To give you a background (just pretend you're interested) : the apartment me and my sister leased in Sta. Mesa when we were still in law school had already been given up (so to speak) by my way too stingy father days after the last final exam of my last semester in masochist's, er, law school. Friends told me that leaving the apartment was a bad choice since the leasing fee only amounted to 4, 500/month and the access to almost everything was undeniable. (A church, a market, a laundry shop and an internet cafe were just steps away. Not to mention the fact that only a lonesome jeepney ride was needed for one to be taken to the LRT station and to Mendiola/Quiapo.) But fate -- or my father -- had other plans. Conclusively, when the review starts this April I'll be homeless unless I find a new place to live in.

So I thought the conversation would end with my way too rehearsed response. But, alas, it didn't end there. My father then said that maybe I have "PLANS" in Manila that's why I'd be living alone.

It was more than a plain, harmless statement -- it was a banter more than suggesting that I'd be spending months in a place far away from home just to have my booty slammed against someone else's. My father suggested -- or suggests -- that his son is a tramp!

The afternoon got hotter. It boiled. I couldn't believe that he said that.

So I retaliated, "Anong plano po?" I asked this with an obvious opposition and an almost awakening monstrosity.

He paused, sensing that I didn't like what he said. "Baka mag-lamyerda ka lang," he responded.

Every person surrounding the table knew that wasn't what my father really wanted to answer. Everyone there, including me specially, knew that what he meant was that I'd be inviting promiscuity or "dirt" in my prospective boarding house/apartment.

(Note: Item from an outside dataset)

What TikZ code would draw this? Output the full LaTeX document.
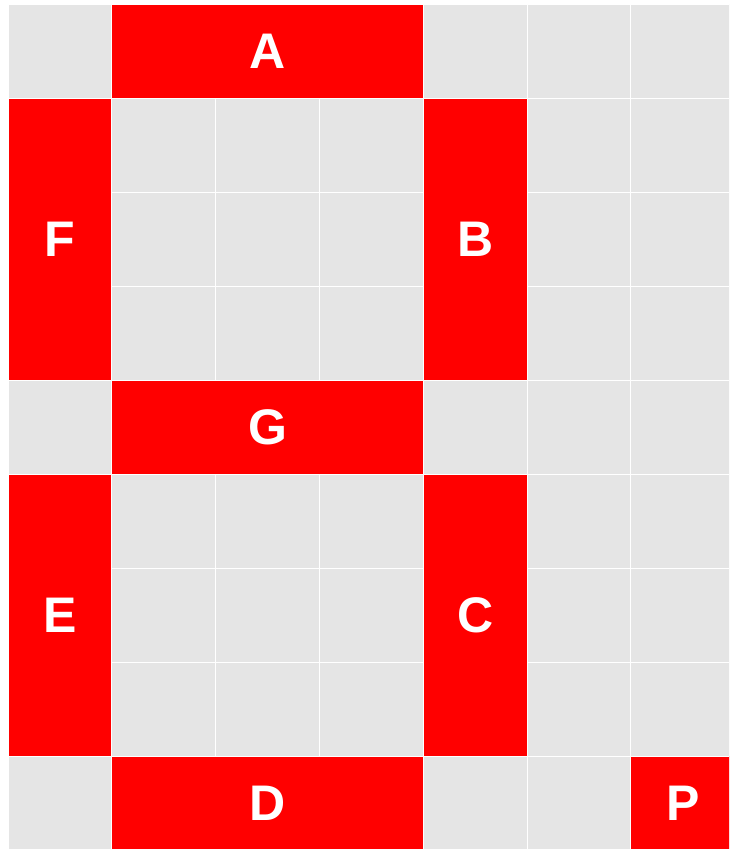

I was really pissed. I wanted to shout, to scream, to take my lungs out and to just get the hell away from him.

But I couldn't. So here I am, blogging my stupid heart out.

Not too long ago, I swore to myself that I would not let any person, any society or even any Theological principle dictate what I should do with my life, how I should schedule it, who the people I should be making friends with and where I should place myself in every circumstance. Though no man is an island, I am still an individual. I can't let anyone carry me in his palm -- or his cage -- forever.

I've had only two relationships in my whole 25-year existence. I didn't cheat and I tried my hardest to love them fully. (Obviously, it wasn't enough.) Now, I'm already nearing 3 years of "singlehood" and I haven't had any sexual relationships with anyone. But still my father thinks I'm a prostitute?!

Maybe I just couldn't blame him. After all, many people think of me the same way. To put it in another way, many people think of OTHER PEOPLE LIKE ME the same way.

Can't change that. No matter how hard I try. People are people.

A law professor once told me that God has many faces, and such vary from person to person. He believed that his God -- although deviant of the Church's notion -- is sympathetic, indiscriminatory, unconditional and always receptive of every person, regardless of the latter's "social and/or biblical" imperfections.

He is my God, too. I know He loves me.